Representative published research applications:

• Organoid bioassays for lung and corneal epithelial differentiation.
• Large-scale production of islet-like clusters for diabetes research.
• Pancreatic progenitor differentiation studies using human pluripotent stem cells.
• Cancer cell proliferation and migration assays in ovarian cancer models.
• Wound healing and epithelial repair models in vitro and in vivo.

Summary Table of Validated Applications

These applications are supported by multiple peer-reviewed studies and product validation data, confirming the utility of recombinant human FGF-7 in diverse research contexts related to epithelial biology, regenerative medicine, and disease modeling.

Reconstitution Protocol

Pre-reconstitution preparation is critical for optimal protein recovery. Before opening the lyophilized vial, briefly centrifuge it in a microcentrifuge for 20-30 seconds to consolidate any protein that may be adhered to the cap, sides, or bottom of the vial. Allow the lyophilized powder to warm to room temperature before opening to improve solubility.

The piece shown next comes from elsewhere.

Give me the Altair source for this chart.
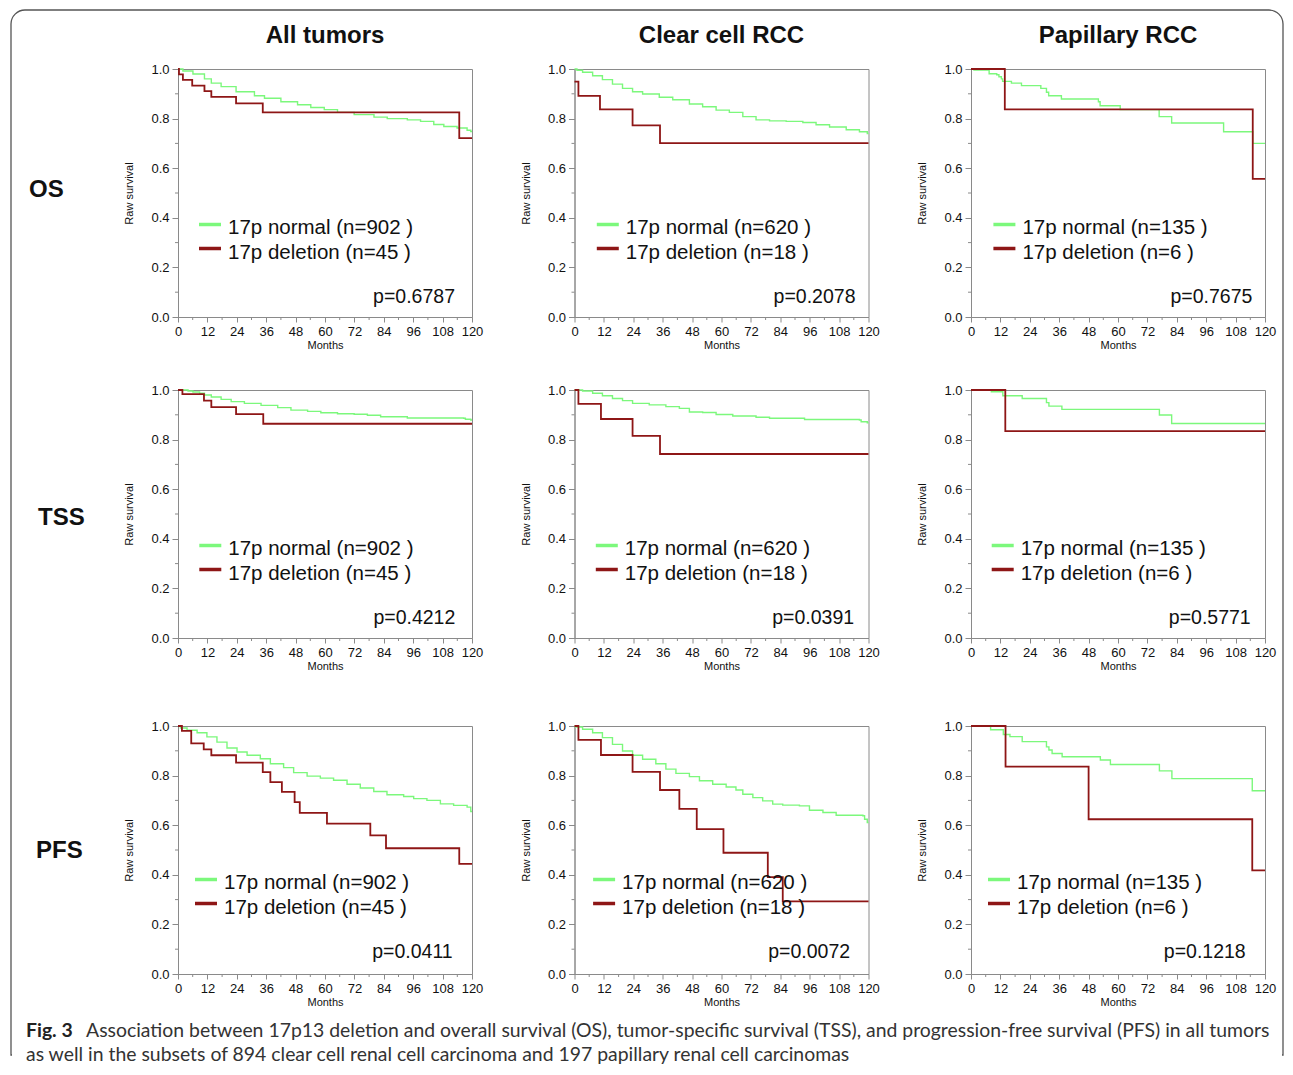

Reconstitution buffer and concentration depend on your specific application and product formulation. The recommended reconstitution concentration ranges from 0.1 to 1.0 mg/mL in sterile solutions. Common reconstitution buffers include:

• Phosphate-buffered saline (PBS) at pH 7.4, which is the most widely recommended option
• Sterile distilled water, which works for most recombinant proteins
• Tris buffer (5 mM, pH 7.6) for specific formulations

Carrier protein addition is strongly recommended for both reconstitution and storage stability. Add 0.1% human serum albumin (HSA) or bovine serum albumin (BSA) to your reconstitution buffer. This carrier protein significantly improves protein stability and prevents non-specific adsorption to container surfaces.

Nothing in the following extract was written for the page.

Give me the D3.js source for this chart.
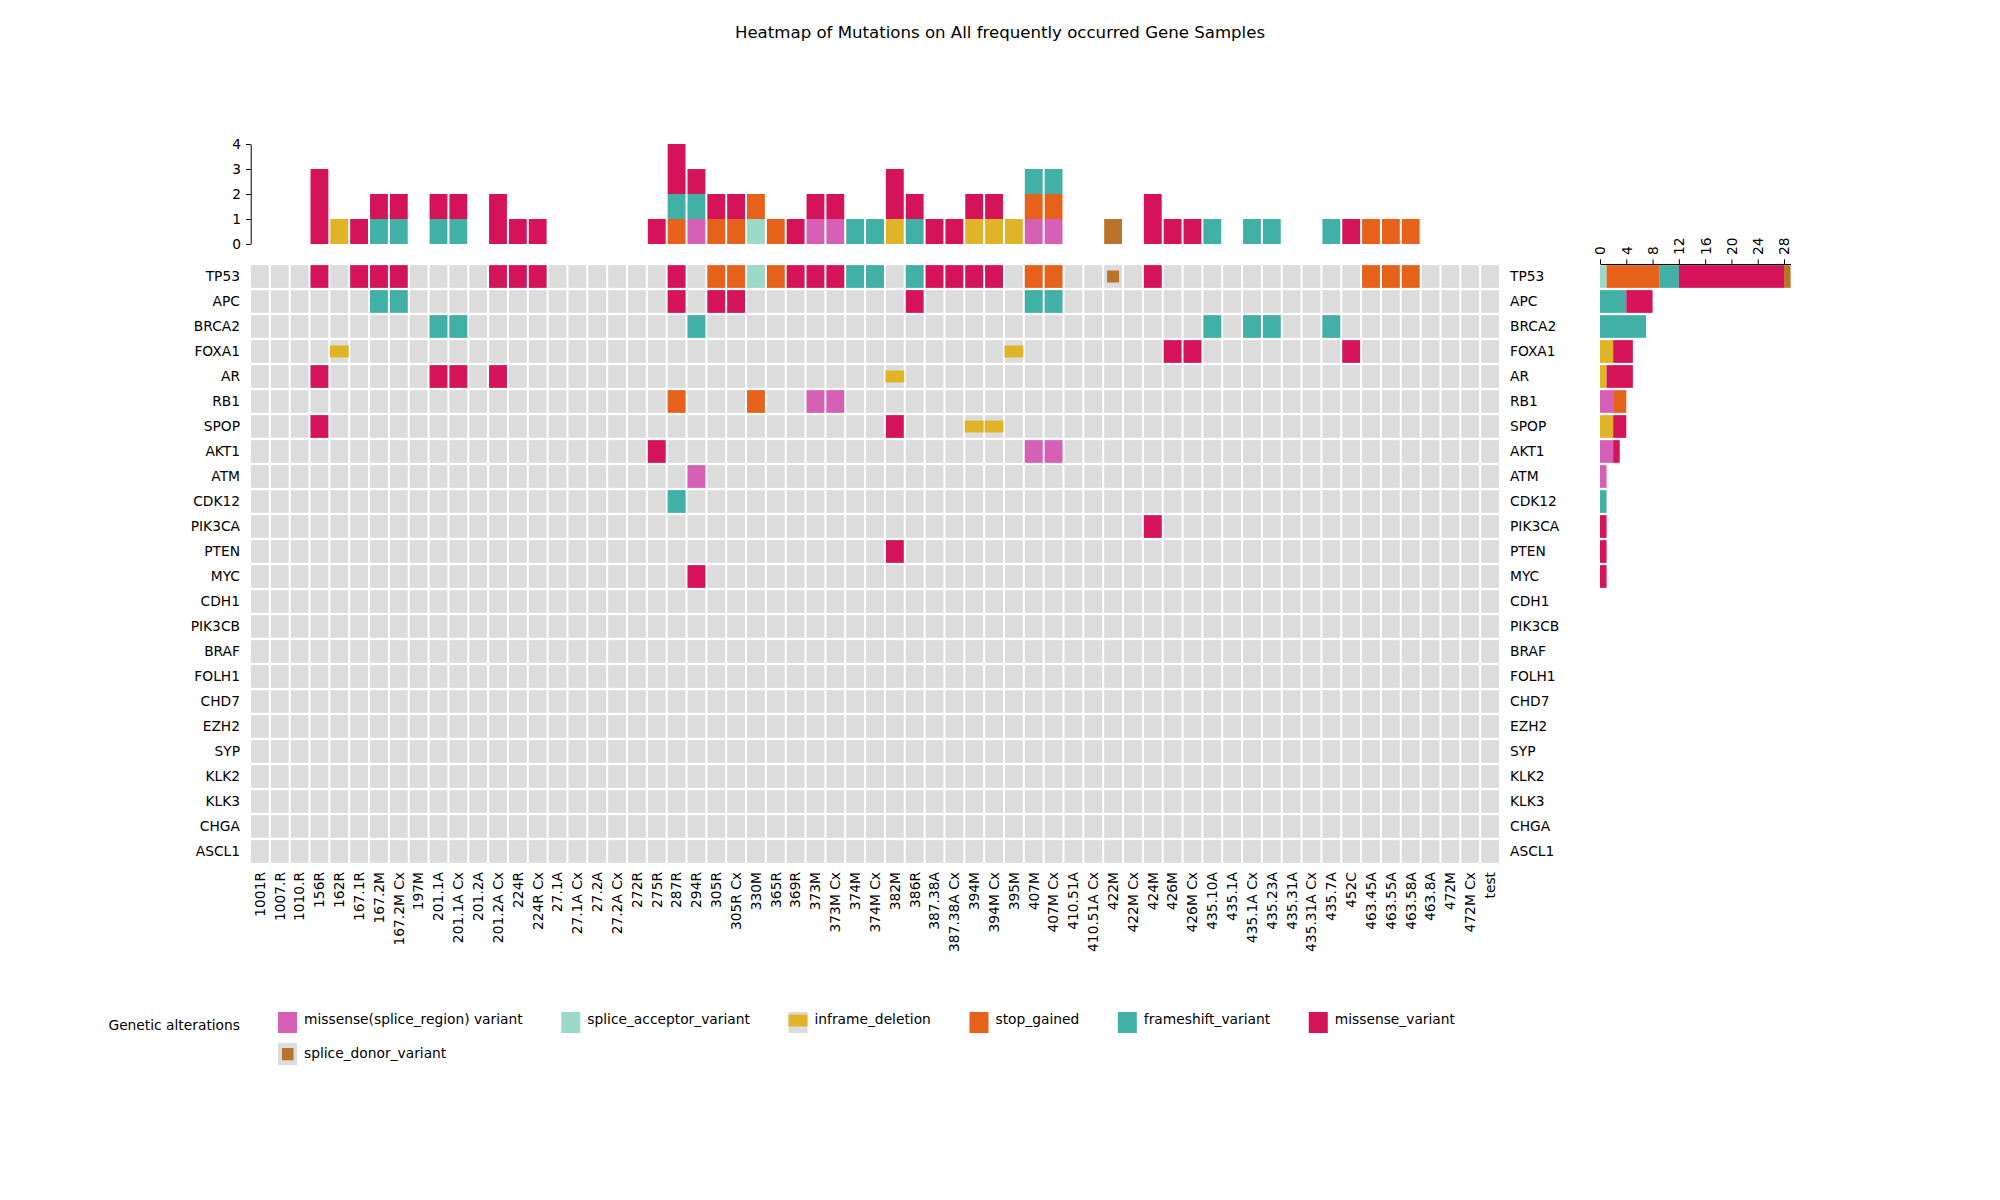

Mixing technique is essential to avoid protein denaturation. Gently swirl or tap the vial to mix the reconstituted protein—do not vortex or mix vigorously. If solubility issues persist after gentle mixing, allow the reconstituted protein to incubate overnight at 4°C.

Storage and Stability

Short-term storage of reconstituted protein can be maintained at 2-8°C for up to 1 week. This is suitable for immediate experimental use.

Extended storage requires working aliquots containing at least 10 µL of protein solution with carrier protein stored at -20°C to -80°C. Use a manual defrost freezer to minimize temperature fluctuations.

Critical storage consideration: Avoid repeated freeze-thaw cycles, as these significantly compromise protein activity and integrity.

Verification of Reconstitution

After reconstitution, confirm successful protein recovery by running a small aliquot on SDS-PAGE under reducing conditions. A protein band at the expected molecular weight (approximately 20 kDa for FGF-7) should be visible with as little as 10 ng of protein loaded on the gel.

Troubleshooting

If you encounter solubility issues, verify that you are using the recommended buffer specified in your product's certificate of analysis or data sheet, as some formulations may require specific pH conditions. Do not exceed a reconstitution concentration of 1 mg/mL, as this can exacerbate solubility problems.